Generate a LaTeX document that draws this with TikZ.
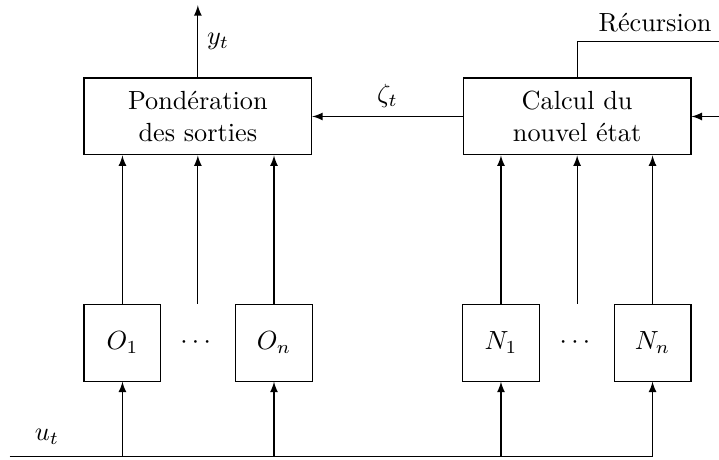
\documentclass[tikz,border=0pt]{standalone}
\usepackage{amsmath, amssymb}
\usetikzlibrary{positioning, calc}

\tikzset{
  bloc/.style={draw, minimum width=3.05cm, minimum height=1.03cm, align=center, inner sep=2pt},
  cellule/.style={draw, minimum width=1.03cm, minimum height=1.03cm, inner sep=0pt},
  fleche/.style={->, >=latex}
}

\begin{document}
\begin{tikzpicture}
\useasboundingbox (0,0) rectangle (9.63,6.15);

% --- BLOCS DU HAUT ---
\node[bloc] (pond) at (2.65,4.59) {Pondération\\des sorties};
\node[bloc] (calcul) at (7.73,4.59) {Calcul du\\nouvel état};

% --- CELLULES DU BAS ---
\node[cellule] (o1) at (1.64,1.56) {$O_1$};
\node[cellule] (on) at (3.67,1.56) {$O_n$};
\node (odots) at (2.65,1.56) {$\cdots$};
\node[cellule] (n1) at (6.71,1.56) {$N_1$};
\node[cellule] (nn) at (8.74,1.56) {$N_n$};
\node (ndots) at (7.73,1.56) {$\cdots$};

% points de passage
\coordinate (bus) at (0.13,0.04);
\coordinate (sortie) at (2.65,6.08);
\coordinate (boucle) at (7.73,5.60);
\coordinate (boucleFin) at (9.63,5.60);
\coordinate (entree) at (9.63,4.59);

% --- LIAISONS ---
\draw[fleche] (pond.north) -- (sortie) node[midway, right] {$y_t$};
\draw[fleche] (calcul) -- (pond) node[midway, above] {$\zeta_t$};
\draw (calcul.north) -- (boucle) -- (boucleFin) node[pos=0.55, above] {Récursion};
\draw[fleche] (entree) -- (calcul.east);

\draw[fleche] (o1) -- (o1 |- pond.south);
\draw[fleche] (on) -- (on |- pond.south);
\draw[fleche] (odots |- o1.north) -- (pond.south);
\draw[fleche] (n1) -- (n1 |- calcul.south);
\draw[fleche] (nn) -- (nn |- calcul.south);
\draw[fleche] (ndots |- n1.north) -- (calcul.south);

% entree u_t
\draw (bus) -- (nn |- bus);
\node (ut) at (0.63,0.30) {$u_t$};
\foreach \c in {o1, on, n1, nn}
  \draw[fleche] (\c |- bus) -- (\c.south);
\end{tikzpicture}
\end{document}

(Aim of the task): Give every line back word for word and leave the pictures out.

(Solved exercise):
Generate a LaTeX document that draws this with TikZ.
\documentclass[tikz,border=0pt]{standalone}
\usepackage{amsmath, amssymb}
\usetikzlibrary{positioning, calc}

\tikzset{
  bloc/.style={draw, minimum width=3.05cm, minimum height=1.03cm, align=center, inner sep=2pt},
  cellule/.style={draw, minimum width=1.03cm, minimum height=1.03cm, inner sep=0pt},
  fleche/.style={->, >=latex}
}

\begin{document}
\begin{tikzpicture}
\useasboundingbox (0,0) rectangle (9.63,6.15);

% --- BLOCS DU HAUT ---
\node[bloc] (pond) at (2.65,4.59) {Pondération\\des sorties};
\node[bloc] (calcul) at (7.73,4.59) {Calcul du\\nouvel état};

% --- CELLULES DU BAS ---
\node[cellule] (o1) at (1.64,1.56) {$O_1$};
\node[cellule] (on) at (3.67,1.56) {$O_n$};
\node (odots) at (2.65,1.56) {$\cdots$};
\node[cellule] (n1) at (6.71,1.56) {$N_1$};
\node[cellule] (nn) at (8.74,1.56) {$N_n$};
\node (ndots) at (7.73,1.56) {$\cdots$};

% points de passage
\coordinate (bus) at (0.13,0.04);
\coordinate (sortie) at (2.65,6.08);
\coordinate (boucle) at (7.73,5.60);
\coordinate (boucleFin) at (9.63,5.60);
\coordinate (entree) at (9.63,4.59);

% --- LIAISONS ---
\draw[fleche] (pond.north) -- (sortie) node[midway, right] {$y_t$};
\draw[fleche] (calcul) -- (pond) node[midway, above] {$\zeta_t$};
\draw (calcul.north) -- (boucle) -- (boucleFin) node[pos=0.55, above] {Récursion};
\draw[fleche] (entree) -- (calcul.east);

\draw[fleche] (o1) -- (o1 |- pond.south);
\draw[fleche] (on) -- (on |- pond.south);
\draw[fleche] (odots |- o1.north) -- (pond.south);
\draw[fleche] (n1) -- (n1 |- calcul.south);
\draw[fleche] (nn) -- (nn |- calcul.south);
\draw[fleche] (ndots |- n1.north) -- (calcul.south);

% entree u_t
\draw (bus) -- (nn |- bus);
\node (ut) at (0.63,0.30) {$u_t$};
\foreach \c in {o1, on, n1, nn}
  \draw[fleche] (\c |- bus) -- (\c.south);
\end{tikzpicture}
\end{document}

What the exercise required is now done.